Public markets are unforgiving if you're unprepared. The way to stay ahead is through data discipline and scenario planning. Forget static forecasting — real-time data visibility is now table stakes. CFOs need to build dynamic models that look out 24, 36, even 48 months. This allows you not only to prepare for uncertainty, but also to lead through it.
Personally, I use base, low, and best-case planning — not just for investor presentations, but to drive alignment across the business. I stress-test our assumptions with the executive team so that everyone is rowing in the same direction. Resilience, to me, is not just reacting to data — it’s preparing for what’s coming next.
That said, being data-obsessed and scenario planning don’t work alone. Change is the only constant, and resilience is essential. Market swings, geopolitical conditions, competitive dynamics — they’re always shifting. When things change, absorb the shocks and keep going.
Final Thoughts: The New Rules of Going Public
The days of “growth at all costs” are behind us. In 2025 and beyond, public investors will demand operational excellence, efficient capital allocation, and sustainable margins. CFOs need to be storytellers, strategists, and stewards of long-term value creation — all at once.
Going public is one of the most intense and exhilarating experiences a CFO can go through.

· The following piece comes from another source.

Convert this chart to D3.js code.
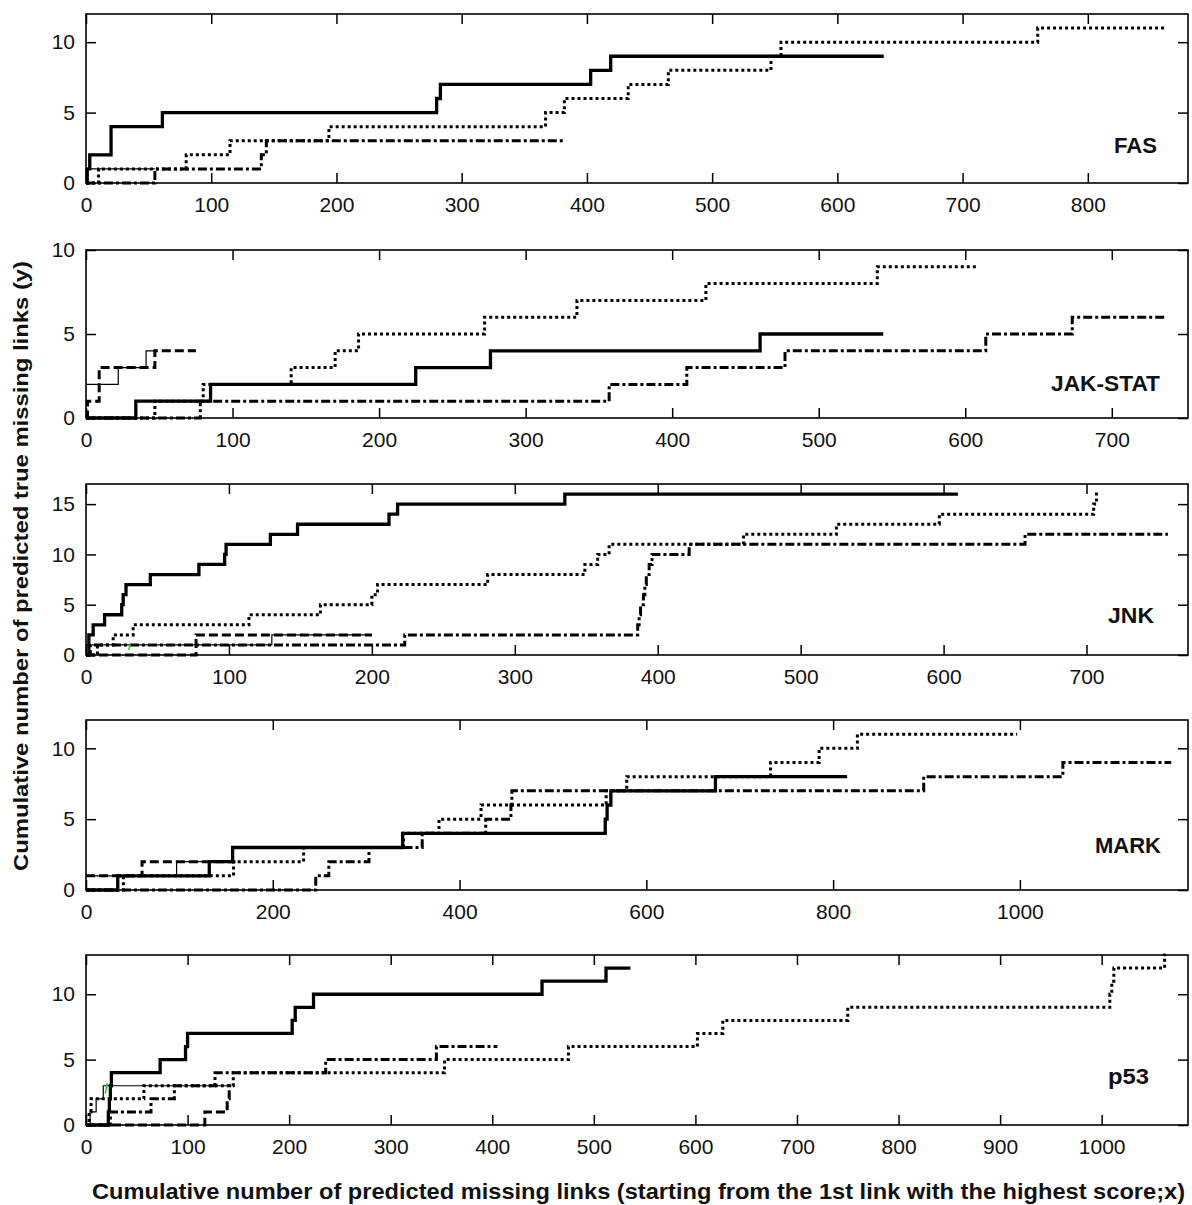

It tests everything you know — and forces you to learn even more. But if you prepare with intent, lead with integrity, and operate with discipline, it can also be the most rewarding.
The window is reopening. Be ready when you jump through.
Good insight from Eliran on the roles of CFOs as storytellers and strategic operators. These roles are often lacking in CFOs. Also, the finance resource center looks like a nice addition.